'''
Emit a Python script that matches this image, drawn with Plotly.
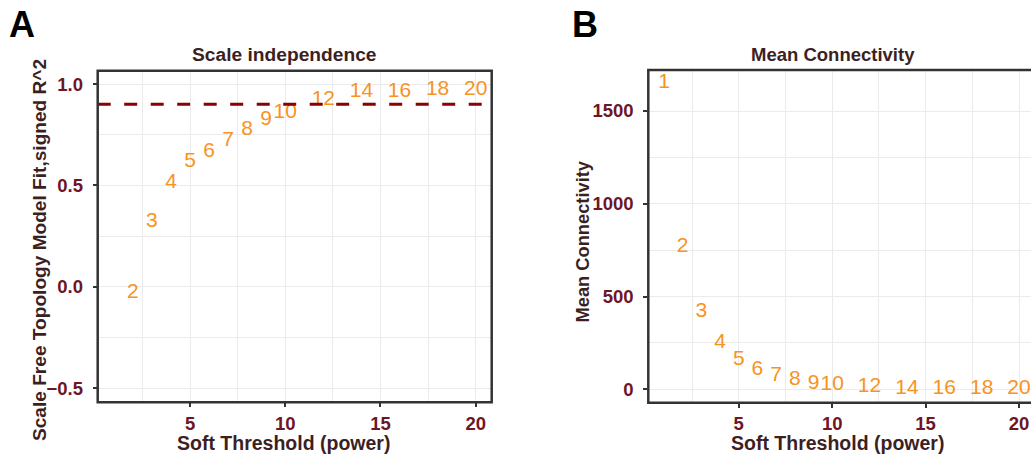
import plotly.graph_objects as go

# ---- data ----
powers_a = [2, 3, 4, 5, 6, 7, 8, 9, 10, 12, 14, 16, 18, 20]
r2_a = [-0.03, 0.32, 0.515, 0.615, 0.665, 0.72, 0.775, 0.825, 0.86, 0.925, 0.96, 0.96, 0.97, 0.97]
threshold_a = 0.9

powers_b = [1, 2, 3, 4, 5, 6, 7, 8, 9, 10, 12, 14, 16, 18, 20]
mean_k_b = [1650, 768, 418, 251, 158, 104, 72, 50, 30, 25, 14, 5, 2, 2, 1]

x_ticks = [5, 10, 15, 20]
y_ticks_a = [-0.5, 0.0, 0.5, 1.0]
y_ticklabels_a = ["\u22120.5", "0.0", "0.5", "1.0"]
y_ticks_b = [0, 500, 1000, 1500]

# ---- style ----
W, H = 1031, 457
FONT = "Arial, Liberation Sans, Helvetica, sans-serif"
ORANGE = "#F7931E"
TICKC = "#6E1526"
TITLEC = "#3D1F1F"
FRAME = "#333333"
GRID = "#EBEBEB"

def px(x):
    return x / W

def py(y):
    return 1 - y / H

fig = go.Figure()

fig.add_trace(go.Scatter(
    x=powers_a, y=r2_a, mode="text", text=[str(p) for p in powers_a],
    textfont=dict(family=FONT, size=21, color=ORANGE),
    textposition="middle center", xaxis="x", yaxis="y", cliponaxis=False,
    hoverinfo="skip", showlegend=False))

fig.add_trace(go.Scatter(
    x=powers_b, y=mean_k_b, mode="text", text=[str(p) for p in powers_b],
    textfont=dict(family=FONT, size=21, color=ORANGE),
    textposition="middle center", xaxis="x2", yaxis="y2", cliponaxis=False,
    hoverinfo="skip", showlegend=False))

# panel geometry (pixels)
A = dict(l=97.7, r=491.7, t=70.7, b=402.3)
B = dict(l=648.3, r=1031, t=70.0, b=402.7)

tickfont = dict(family=FONT, size=18.5, color=TICKC, weight="bold")
common_x = dict(
    tickvals=x_ticks, ticks="outside", ticklen=4, tickwidth=1.5, tickcolor=FRAME,
    tickfont=tickfont, showgrid=True, gridcolor=GRID, gridwidth=1.2,
    minor=dict(showgrid=True, gridcolor=GRID, gridwidth=1, dtick=2.5, tick0=2.5),
    zeroline=False, showline=False, ticklabelstandoff=0,
)
common_y = dict(
    ticks="outside", ticklen=4, tickwidth=1.5, tickcolor=FRAME,
    tickfont=tickfont, showgrid=True, gridcolor=GRID, gridwidth=1.2,
    zeroline=False, showline=False, ticklabelstandoff=6,
)

fig.update_layout(
    width=W, height=H, margin=dict(l=0, r=0, t=0, b=0),
    paper_bgcolor="white", plot_bgcolor="white", showlegend=False,
    xaxis=dict(domain=[px(A["l"]), px(A["r"])], range=[0.15, 20.84], anchor="y", **common_x),
    yaxis=dict(domain=[py(A["b"]), py(A["t"])], range=[-0.569, 1.066], anchor="x",
               tickvals=y_ticks_a, ticktext=y_ticklabels_a,
               minor=dict(showgrid=True, gridcolor=GRID, gridwidth=1, dtick=0.5, tick0=0.25),
               **common_y),
    xaxis2=dict(domain=[px(B["l"]), 1.0], range=[0.16, 20.64], anchor="y2", **common_x),
    yaxis2=dict(domain=[py(B["b"]), py(B["t"])], range=[-72, 1721], anchor="x2",
                tickvals=y_ticks_b,
                minor=dict(showgrid=True, gridcolor=GRID, gridwidth=1, dtick=500, tick0=250),
                **common_y),
)

# threshold line in panel A
fig.add_shape(type="line", xref="x domain", yref="y", x0=0, x1=1,
              y0=threshold_a, y1=threshold_a,
              line=dict(color="#8B0000", width=3, dash="13px,13.5px"))

# frames
fig.add_shape(type="rect", xref="paper", yref="paper",
              x0=px(A["l"]), x1=px(A["r"]), y0=py(A["b"]), y1=py(A["t"]),
              line=dict(color=FRAME, width=2.5), fillcolor="rgba(0,0,0,0)")
fig.add_shape(type="rect", xref="paper", yref="paper",
              x0=px(B["l"]), x1=px(1035), y0=py(B["b"]), y1=py(B["t"]),
              line=dict(color=FRAME, width=2.5), fillcolor="rgba(0,0,0,0)")

def ann(text, x, y, size, color, bold=True, angle=0, xanchor="center"):
    fig.add_annotation(
        text=text, xref="paper", yref="paper", x=px(x), y=py(y),
        xanchor=xanchor, yanchor="middle", showarrow=False, textangle=angle,
        font=dict(family=FONT, size=size, color=color, weight="bold" if bold else "normal"))

# panel letters
ann("A", 7, 25, 36, "#000000", xanchor="left")
ann("B", 570, 25, 36, "#000000", xanchor="left")

# titles
ann("Scale independence", 284, 54, 19.2, TITLEC)
ann("Mean Connectivity", 832.5, 54, 18.5, TITLEC)

# axis titles
ann("Soft Threshold (power)", 283, 443, 19.5, TITLEC)
ann("Soft Threshold (power)", 837, 443, 19.5, TITLEC)
ann("Scale Free Topology Model Fit,signed R^2", 40, 250, 19.1, TITLEC, angle=-90)
ann("Mean Connectivity", 581.5, 242, 18.3, TITLEC, angle=-90)

fig.write_html("out.html", config={"displayModeBar": False},
               post_script="document.body.style.margin='0';document.body.style.overflow='hidden';")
'''
Exercise task
Print, exactly as written, the lines above from the first one to the one containing "B = dict(l=648.3, r=1031, t=70.0, b=402.7)". Leave out pictures.

Result of the task
Emit a Python script that matches this image, drawn with Plotly.
import plotly.graph_objects as go

# ---- data ----
powers_a = [2, 3, 4, 5, 6, 7, 8, 9, 10, 12, 14, 16, 18, 20]
r2_a = [-0.03, 0.32, 0.515, 0.615, 0.665, 0.72, 0.775, 0.825, 0.86, 0.925, 0.96, 0.96, 0.97, 0.97]
threshold_a = 0.9

powers_b = [1, 2, 3, 4, 5, 6, 7, 8, 9, 10, 12, 14, 16, 18, 20]
mean_k_b = [1650, 768, 418, 251, 158, 104, 72, 50, 30, 25, 14, 5, 2, 2, 1]

x_ticks = [5, 10, 15, 20]
y_ticks_a = [-0.5, 0.0, 0.5, 1.0]
y_ticklabels_a = ["\u22120.5", "0.0", "0.5", "1.0"]
y_ticks_b = [0, 500, 1000, 1500]

# ---- style ----
W, H = 1031, 457
FONT = "Arial, Liberation Sans, Helvetica, sans-serif"
ORANGE = "#F7931E"
TICKC = "#6E1526"
TITLEC = "#3D1F1F"
FRAME = "#333333"
GRID = "#EBEBEB"

def px(x):
    return x / W

def py(y):
    return 1 - y / H

fig = go.Figure()

fig.add_trace(go.Scatter(
    x=powers_a, y=r2_a, mode="text", text=[str(p) for p in powers_a],
    textfont=dict(family=FONT, size=21, color=ORANGE),
    textposition="middle center", xaxis="x", yaxis="y", cliponaxis=False,
    hoverinfo="skip", showlegend=False))

fig.add_trace(go.Scatter(
    x=powers_b, y=mean_k_b, mode="text", text=[str(p) for p in powers_b],
    textfont=dict(family=FONT, size=21, color=ORANGE),
    textposition="middle center", xaxis="x2", yaxis="y2", cliponaxis=False,
    hoverinfo="skip", showlegend=False))

# panel geometry (pixels)
A = dict(l=97.7, r=491.7, t=70.7, b=402.3)
B = dict(l=648.3, r=1031, t=70.0, b=402.7)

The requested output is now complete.